McCabe & Mrs. Miller (1971)

 Robert Altman's "McCabe & Mrs. Miller"


Although it received mostly negative reviews when it premiered at the Criterion and Loew's Cine theaters in New York City in 1971, "McCabe & Mrs. Miller" has gone to to receive lauded contemporary reviews. So much so that many consider the film one of the most significant films of the emerging New Hollywood movement. Many credit Robert Altman for the film's lasting success as a Hollywood classic.

The film centers on a mysterious gambler and alleged shootist named McCabe who is takes over an unincorporated boomtown in the state of Washington. His quick ascent is largely due to both the inhabitants' simple-mindedness, as well as the floating rumor that McCabe is a notorious gunfighter. He financially partners with Mrs. Miller, a loud and brash cockney woman, who understands how to run a whorehouse far better than McCabe. After McCabe gets into some bad business dealings, he is under the gun of dangerous people.

Perhaps the most rapturous aspect of the film's pleasure is its tone. As noted by Pauline Kael in The New Yorker, the film presents a "fleeting, almost diaphanous vision of what frontier life might have been like." The viewer walks through the film as one walks through a dreamscape. There is a impalpable haze that filters every frame and illustrates a certain heightened experience.

To aide in this tonal achievement, much of the dialogue spoken in the sequences that feature large groups of people is merely window-dressing. What's exceptional about this film, along with the emerging wave of New Hollywood films, was the lack of Old Hollywood mechanics. For example, in an Old Hollywood picture, dialogue is meticulously focused on, while each actor takes turns delivering their lines. However, with "McCabe & Mrs. Miller," Altman manages to create something far more drenched in realism. Often, characters will talk over one another or conversations will bleed through to others. As Ken Dancyger describes it, the film "moves dialogue from the informational status it usually occupies to the category of noise. Language becomes a sound effect." 

Beyond the film's dreamy tones lies its thematic notions regarding individualization in a burgeoning capitalist state. Altman has himself described the film as being an 'anti-Western.' Given this moniker placed on the film by its writer/director, it can be safe to say that the film transforms the typical Western format into something more modern. 

For example, the typical Western is thematically focused on individuals trying to enact law in order in a landscape absent from it. All the while, 'modern' society creeps upon them in the foreground, as new and modernized mechanism creep their way into an individualized society. However, "McCabe & Mrs. Miller" notions that this 'society' has been established and these once individuals are now beholden to the greater mechanism of capitalist structures. 

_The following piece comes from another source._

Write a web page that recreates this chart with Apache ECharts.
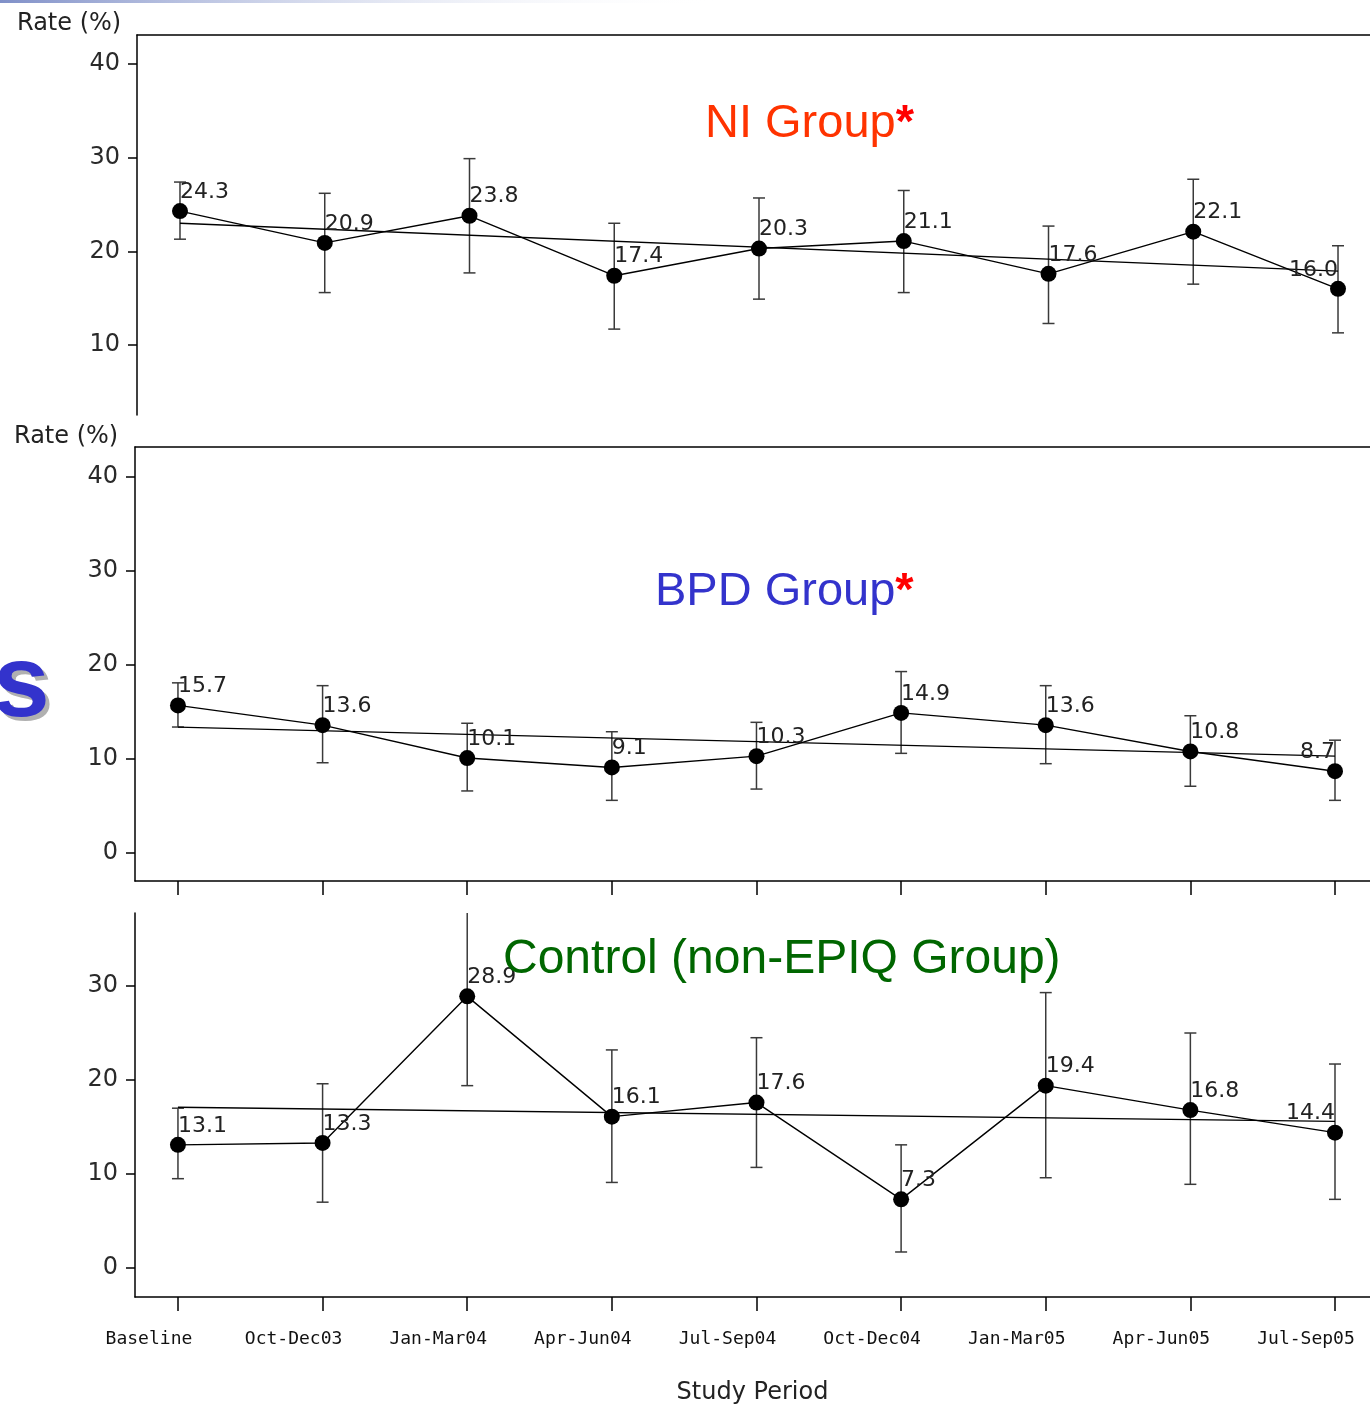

Because the characters are now shoehorned into a civilized structure made to service industry, their sense of individualism is now absent. They are simply servicing business demands. The miners mine, the whores whore, and McCabe and Mrs. Miller run their business. Everyone is merely a cog in a machine. Because of this, the characters all have their respective vices to deal with the monotony of an industrialized civilization. McCabe has his drinking, Mrs. Miller has her opium, and the townsfolk have their prostitutes. 

The final shots of the film bring this theme to its natural conclusion: that there is no natural conclusion. Either you press on, aided by your vice, just as Mrs. Miller does, OR you attempt to 'work against the system' as McCabe does, but to bad consequences. The ending of the film is simply an editor's note that the film doesn't end. Rather, it's still continuing today. We currently reside in the aftermath of the capitalist boom and the film merely observes the circumstances for our modern structures.

"McCabe & Mrs. Miller" helped usher in a new age of the Hollywood picture, along with aiding in the eventual slow death of the traditional western. With its breezy, dreamlike quality and the absolute endearing nature of its characters, it manages to unlock a profound quality that not many pictures can. It was another stop of the road for Mr. Altman, but one should certainly spend a little more time on this rest stop.